From the Vault: CLIA Loss Prevention Bulletin issue No. 38

For over ten years, CLIA produced more than 70 articles for our Loss Prevention Bulletin. While discontinued in 2016, the advice shared in some of these articles is timeless and still of value. We’re curating those articles to bring you our ‘From the Vault’ series. The articles below are #159 and #161 from No. 38 (Fall 2006).

Bulletin #159 The Rules of Non-Engagement

A client approaches a lawyer about a personal injury claim. During the first meeting, the client gives the lawyer a copy of the motor vehicle accident report and nothing more. The lawyer never receives any further details from the client and therefore assumes that the client is not interested in pursuing the claim. There is no further contact with the client until after expiry of the two-year limitation period when the client complains that the claim for damages for the injuries sustained in the accident has been lost because the lawyer did not file the statement of claim. The client further complains that the lawyer never returned calls inquiring about the status of the claim. The lawyer’s file doesn’t contain any meeting notes, correspondence or retainer agreement.

This is a common enough scenario. A client makes inquiries about a possible claim and fails to follow up further. The lawyer is not retained and does not take any steps to follow up on the initial meeting.

How could this lawyer have better protected themselves against the ensuing claim by the client? Where a lawyer has been consulted but not retained by a client, the best loss prevention advice is to follow up on the initial meeting with a letter confirming the meeting and advising that if the client is serious about pursuing the claim, they will need to sign a retainer agreement. Furthermore, the letter should state that if the client does not respond within a specific time period, there is no solicitor-client relationship.

A similar situation can occur where the lawyer is consulted on a claim and decides not to represent the client, for whatever reason. In this case the lawyer should follow up by writing a non-engagement letter. A non-engagement letter should explicitly:

  • state that no solicitor-client relationship exists;

  • warn that there are applicable limitation periods for the claim (but not set out what these are); and

  • recommend that the individual consult and retain another lawyer immediately.

Bulleting #161 Pitfalls of Interjurisdictional Practice

A lawyer was retained by the parents of a promising young person who had been seriously injured while visiting another province. The lawyer waited until the young person’s medical condition had stabilized before drafting and filing the statement of claim in the other province. It was only then that the lawyer learned that the province where the tort had occurred had a different limitation period than the lawyer’s home province and that the limitation date for bringing an action had been missed.
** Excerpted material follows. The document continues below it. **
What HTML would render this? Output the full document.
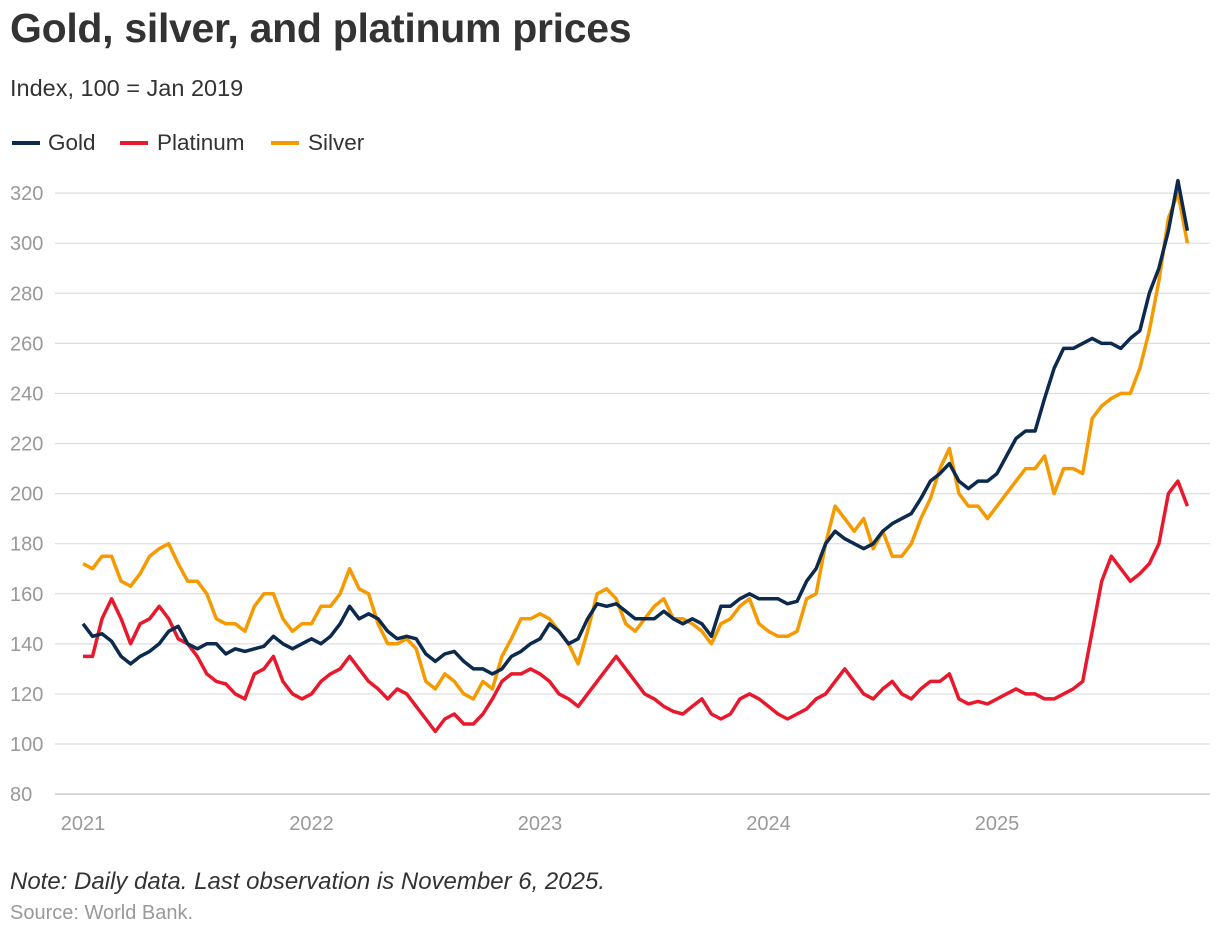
<!DOCTYPE html>
<html><head><meta charset="utf-8"><style>
body{margin:0;background:#fff;font-family:"Liberation Sans",Arial,sans-serif;}
svg text{font-family:"Liberation Sans",Arial,sans-serif;}
</style></head><body>
<svg id="chart" width="1220" height="936">
<text x="10" y="42" font-size="41" font-weight="bold" fill="#333" letter-spacing="-0.3">Gold, silver, and platinum prices</text>
<text x="10" y="96" font-size="23.5" fill="#333">Index, 100 = Jan 2019</text>
<g>
<line x1="12" y1="143" x2="40" y2="143" stroke="#0b2a4e" stroke-width="4"/><text x="48" y="150" font-size="22.5" fill="#333">Gold</text>
<line x1="120" y1="143" x2="148" y2="143" stroke="#e8192c" stroke-width="4"/><text x="157" y="150" font-size="22.5" fill="#333">Platinum</text>
<line x1="271" y1="143" x2="299" y2="143" stroke="#f59a00" stroke-width="4"/><text x="308" y="150" font-size="22.5" fill="#333">Silver</text>
</g>
<g id="grid"></g><g id="series"></g>
<text x="10" y="889" font-size="24" font-style="italic" fill="#333">Note: Daily data. Last observation is November 6, 2025.</text>
<text x="10" y="919" font-size="20" fill="#999">Source: World Bank.</text>
</svg>
<script>
const yTicks=[80,100,120,140,160,180,200,220,240,260,280,300,320];
const xTickLabels=["2021","2022","2023","2024","2025"];
const gold=[148,143,144,141,135,132,135,137,140,145,147,140,138,140,140,136,138,137,138,139,143,140,138,140,
142,140,143,148,155,150,152,150,145,142,143,142,136,133,136,137,133,130,130,128,130,135,137,140,
142,148,145,140,142,150,156,155,156,153,150,150,150,153,150,148,150,148,143,155,155,158,160,158,
158,158,156,157,165,170,180,185,182,180,178,180,185,188,190,192,198,205,208,212,205,202,205,205,
208,215,222,225,225,238,250,258,258,260,262,260,260,258,262,265,280,290,305,325,305];
const silver=[172,170,175,175,165,163,168,175,178,180,172,165,165,160,150,148,148,145,155,160,160,150,145,148,
148,155,155,160,170,162,160,148,140,140,142,138,125,122,128,125,120,118,125,122,135,142,150,150,
152,150,145,140,132,145,160,162,158,148,145,150,155,158,150,150,148,145,140,148,150,155,158,148,
145,143,143,145,158,160,180,195,190,185,190,178,185,175,175,180,190,198,210,218,200,195,195,190,
195,200,205,210,210,215,200,210,210,208,230,235,238,240,240,250,265,285,310,320,300];
const platinum=[135,135,150,158,150,140,148,150,155,150,142,140,135,128,125,124,120,118,128,130,135,125,120,118,
120,125,128,130,135,130,125,122,118,122,120,115,110,105,110,112,108,108,112,118,125,128,128,130,
128,125,120,118,115,120,125,130,135,130,125,120,118,115,113,112,115,118,112,110,112,118,120,118,
115,112,110,112,114,118,120,125,130,125,120,118,122,125,120,118,122,125,125,128,118,116,117,116,
118,120,122,120,120,118,118,120,122,125,145,165,175,170,165,168,172,180,200,205,195];
const X=t=>83+(t-2021)*228.5;
const Y=v=>744-(v-100)*2.504;
const NS="http://www.w3.org/2000/svg";
const grid=document.getElementById('grid'),ser=document.getElementById('series');
yTicks.forEach(v=>{
 const l=document.createElementNS(NS,'line');
 l.setAttribute('x1',55);l.setAttribute('x2',1210);l.setAttribute('y1',Y(v));l.setAttribute('y2',Y(v));
 l.setAttribute('stroke',v===80?'#bbb':'#ddd');l.setAttribute('stroke-width',1.2);
 
 
 grid.appendChild(l);
 const t=document.createElementNS(NS,'text');
 t.setAttribute('x',10);t.setAttribute('y',Y(v)+7);t.setAttribute('font-size',20);t.setAttribute('fill','#999');
 t.textContent=v;
 
 
 grid.appendChild(t);
});
xTickLabels.forEach((s,i)=>{
 const t=document.createElementNS(NS,'text');
 t.setAttribute('x',X(2021+i));t.setAttribute('y',830);t.setAttribute('font-size',20);t.setAttribute('fill','#999');
 t.setAttribute('text-anchor','middle');t.textContent=s;
 
 
 grid.appendChild(t);
});
function draw(arr,color,name){
 const p=document.createElementNS(NS,'path');
 p.setAttribute('d',arr.map((v,i)=>(i?'L':'M')+X(2021+i/24).toFixed(1)+','+Y(v).toFixed(1)).join(''));
 p.setAttribute('fill','none');p.setAttribute('stroke',color);p.setAttribute('stroke-width',3.5);p.setAttribute('stroke-linejoin','round');
 
 
 ser.appendChild(p);
}
draw(platinum,'#e8192c','platinum-line');
draw(silver,'#f59a00','silver-line');
draw(gold,'#0b2a4e','gold-line');
</script>
</body></html>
The lawyer immediately put their insurer on notice. The insurer retained counsel in the other province who attempted, unsuccessfully, to extend the limitation period. The heavily insured, negligent tortfeasor was off the hook and the lawyer, unfortunately, was on it.

What is the moral of this story? The claim could have easily been avoided with the early retainer of an agent in the other province or some thorough initial research into limitations and procedures in that province.

The other unfortunate aspect to this claim was that the promising young person’s injuries were horrific and the damages easily exceeded the lawyer’s mandatory minimum $1 million of insurance coverage. The lawyer had not purchased excess insurance and therefore was personally liable for a significant amount of money.

Some lessons from this tale:

  • When you are retained to deal with a claim in another province, consider retaining an agent in the other jurisdiction to advise and assist you.

  • Check (and double-check) the local rules of procedure and applicable statutes, including limitation periods and then confirm your understanding and interpretation of the rules and procedures with a local practitioner or where appropriate, the local court office – never assume that rules that appear to be the same as those in your home jurisdiction will be interpreted or applied in the same way in another jurisdiction.

  • Seriously consider purchasing excess insurance beyond the minimum required by your law society.